Technical information
- Title: Pigalle at Night (I)
- Date: 1954
- Technique: Oil on canvas
- Dimensions: 130 × 89 cm
- Location: Private collection
Biographical / historical context
In 1954, Breuillaud reaches the end of his great Montmartre urban period. The markets, streets and everyday silhouettes so characteristic of 1948–1953 gradually give way to a more nocturnal, introspective approach, saturated with networks. Pigalle becomes a key motif—not as a realistic place, but as an organism of lines, neon lights and fragmented façades.
Pigalle at Night I inaugurates this turn. Here the artist explores a luminous drama: contrasts of incandescent red and deep blue, vibrating verticals, and figures only suggested within the architectural density.
Formal / stylistic description
The composition is extremely constructed, organised around a central oblique plane, like a pierced and reflective façade. The colours—intense yet limited—produce an almost kinetic optical effect: alternations of green windows, red blocks and cobalt-blue zones.

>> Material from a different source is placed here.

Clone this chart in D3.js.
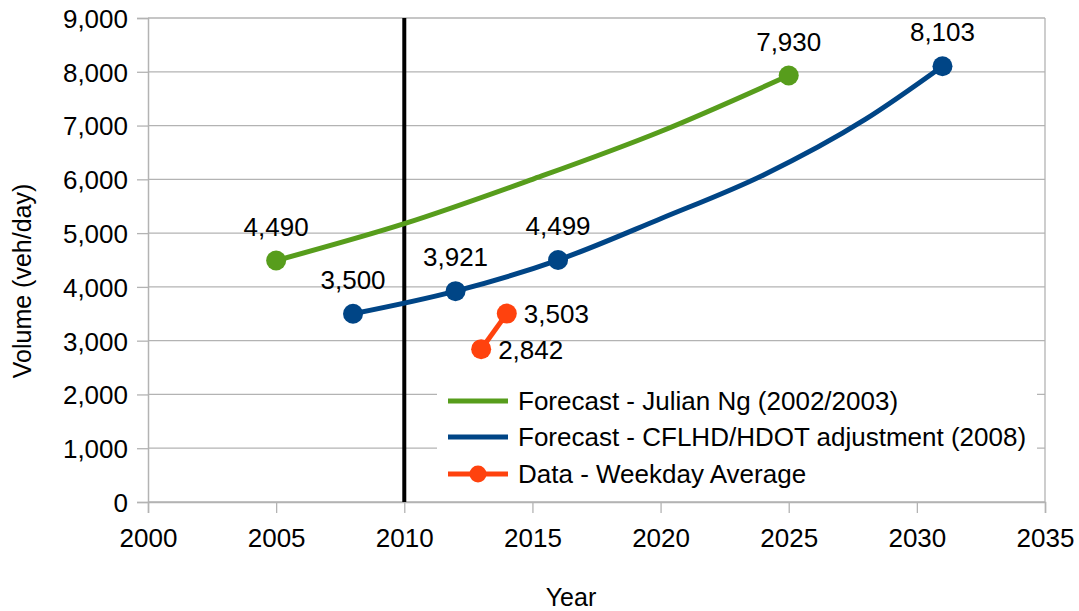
<!DOCTYPE html>
<html>
<head>
<meta charset="utf-8">
<script src="https://cdn.jsdelivr.net/npm/d3@7"></script>
<style>
  html, body { margin: 0; padding: 0; background: #fff; }
  svg { display: block; font-family: "Liberation Sans", Arial, sans-serif; }
</style>
</head>
<body>
<svg id="chart" width="1079" height="611"></svg>
<script>
// ---- Data ----
const xTicks = [2000, 2005, 2010, 2015, 2020, 2025, 2030, 2035];
const yTicks = [0, 1000, 2000, 3000, 4000, 5000, 6000, 7000, 8000, 9000];

// Forecast - Julian Ng (2002/2003): labeled end points plus points
const ngYears   = [2005, 2010, 2015, 2020, 2025];
const ngValues  = [4490, 5175, 6000, 6890, 7930];
const ngMarked  = [true, false, false, false, true];

// Forecast - CFLHD/HDOT adjustment (2008)
const cfYears   = [2008, 2012, 2016, 2020, 2024, 2028, 2031];
const cfValues  = [3500, 3921, 4499, 5268, 6078, 7119, 8103];
const cfMarked  = [true, true, true, false, false, false, true];

// Data - Weekday Average
const obsYears  = [2013, 2014];
const obsValues = [2842, 3503];

// Vertical reference line at 2010
const refYears  = [2010, 2010];
const refValues = [0, 9000];

const seriesNames = [
  "Forecast - Julian Ng (2002/2003)",
  "Forecast - CFLHD/HDOT adjustment (2008)",
  "Data - Weekday Average"
];
const colors = ["#579d1c", "#004586", "#ff420e"];

// ---- Layout ----
const svg = d3.select("#chart");
const pLeft = 148, pRight = 1045, pTop = 18, pBottom = 502;
const x = d3.scaleLinear().domain([2000, 2035]).range([pLeft, pRight]);
const y = d3.scaleLinear().domain([0, 9000]).range([pBottom, pTop]);
const fmt = d3.format(",");
const FS = 26;

// grid
svg.append("g").selectAll("line").data(yTicks).join("line")
  .attr("x1", pLeft).attr("x2", pRight)
  .attr("y1", d => y(d)).attr("y2", d => y(d))
  .attr("stroke", "#b3b3b3").attr("stroke-width", 1.3);

// plot border (right side)
svg.append("line").attr("x1", pRight).attr("x2", pRight).attr("y1", pTop).attr("y2", pBottom)
  .attr("stroke", "#b3b3b3").attr("stroke-width", 1.3);

// axes
const yAxis = d3.axisLeft(y).tickValues(yTicks).tickFormat(fmt).tickSize(11).tickPadding(9);
const gy = svg.append("g").attr("transform", `translate(${pLeft},0)`).call(yAxis);
const xAxis = d3.axisBottom(x).tickValues(xTicks).tickFormat(d3.format("d")).tickSize(11).tickPadding(16);
const gx = svg.append("g").attr("transform", `translate(0,${pBottom})`).call(xAxis);
[gx, gy].forEach(g => {
  g.select(".domain").attr("stroke", "#b3b3b3").attr("stroke-width", 1.5);
  g.selectAll(".tick line").attr("stroke", "#b3b3b3").attr("stroke-width", 1.3);
  g.selectAll(".tick text").attr("fill", "#000").attr("font-size", FS)
    .attr("font-family", "'Liberation Sans', Arial, sans-serif");
});
gy.selectAll(".tick text").attr("dy", "0.36em");

// axis titles
svg.append("text").attr("x", 571).attr("y", 606).attr("text-anchor", "middle")
  .attr("font-size", 25).attr("fill", "#000").text("Year");
svg.append("text").attr("transform", `translate(31,${(pTop + pBottom) / 2 + 21}) rotate(-90)`)
  .attr("text-anchor", "middle").attr("font-size", 25).attr("fill", "#000")
  .text("Volume (veh/day)");

// reference line
svg.append("line")
  .attr("x1", x(refYears[0])).attr("x2", x(refYears[1]))
  .attr("y1", y(refValues[0])).attr("y2", y(refValues[1]))
  .attr("stroke", "#000").attr("stroke-width", 4);

// series
const line = d3.line().x(d => x(d[0])).y(d => y(d[1])).curve(d3.curveMonotoneX);
const R = 10;

function drawSeries(years, values, marked, color, labelPos) {
  const pts = years.map((yr, i) => [yr, values[i], marked[i]]);
  svg.append("path").datum(pts).attr("d", line)
    .attr("fill", "none").attr("stroke", color).attr("stroke-width", 5)
    .attr("stroke-linejoin", "round");
  const m = pts.filter(p => p[2]);
  svg.append("g").selectAll("circle").data(m).join("circle")
    .attr("cx", d => x(d[0])).attr("cy", d => y(d[1])).attr("r", R).attr("fill", color);
  svg.append("g").selectAll("text").data(m).join("text")
    .attr("font-size", FS).attr("fill", "#000")
    .attr("x", d => labelPos === "right" ? x(d[0]) + 17 : x(d[0]))
    .attr("y", d => labelPos === "right" ? y(d[1]) : y(d[1]) - 25)
    .attr("dy", labelPos === "right" ? "0.36em" : 0)
    .attr("text-anchor", labelPos === "right" ? "start" : "middle")
    .text(d => fmt(d[1]));
}
drawSeries(ngYears, ngValues, ngMarked, colors[0], "above");
drawSeries(cfYears, cfValues, cfMarked, colors[1], "above");
drawSeries(obsYears, obsValues, obsYears.map(() => true), colors[2], "right");

// legend
const lg = svg.append("g");
lg.append("rect").attr("x", 437).attr("y", 378).attr("width", 600).attr("height", 118).attr("fill", "#fff");
const rowY = [401, 437, 474];
seriesNames.forEach((name, i) => {
  lg.append("line").attr("x1", 448).attr("x2", 508).attr("y1", rowY[i]).attr("y2", rowY[i])
    .attr("stroke", colors[i]).attr("stroke-width", 5);
  if (i === 2) lg.append("circle").attr("cx", 478).attr("cy", rowY[i]).attr("r", 8.5).attr("fill", colors[i]);
  lg.append("text").attr("x", 518).attr("y", rowY[i]).attr("dy", "0.36em")
    .attr("font-size", FS).attr("fill", "#000").text(name);
});
</script>
</body>
</html>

Brushwork is nervous and rapid, but held within a strict network of guiding lines. Numerous diagonals recreate an internal urban movement—circulation, shop-sign lights, and the shadows of passers-by.
The human figure is reduced to clues: truncated silhouettes, fragments of gestures, black masses. The city absorbs bodies. Compared to the compositions of 1953, the move into night transforms space into a breathing grid rather than a scene; light becomes matter.
Comparative analysis / related works
Pigalle at Night I is more dramatic and more fractured than Pigalle at Night II.
I: chromatic tension, diagonals, red–blue luminosity. II: verticality, inwardness, a muted palette.
The two works function as a structuring diptych, already announcing the large abstract syntheses of 1955–1956 (MP3). Resonances with the markets (MP2M 1951) remain in the fragmented treatment of crowds, transposed here into a far more spectral framework.
Justification of dating and attribution
The pictorial language, palette and internal logic of the Pigalle cycle confirm the date 1954: direct continuity with the geometricised experiments of Rue Lepic (1953), the emergence of a new luminous tension specific to this transitional moment, and technical coherence with Pigalle II.
This work marks the end of Book I, at the immediate threshold of MP3 (1955–1958). It is listed in the Michelle Philippon Catalogue (1992), titled and dated.
Provenance / exhibitions / publications
Exhibited in Basel in 1956, Galerie THOMMEN.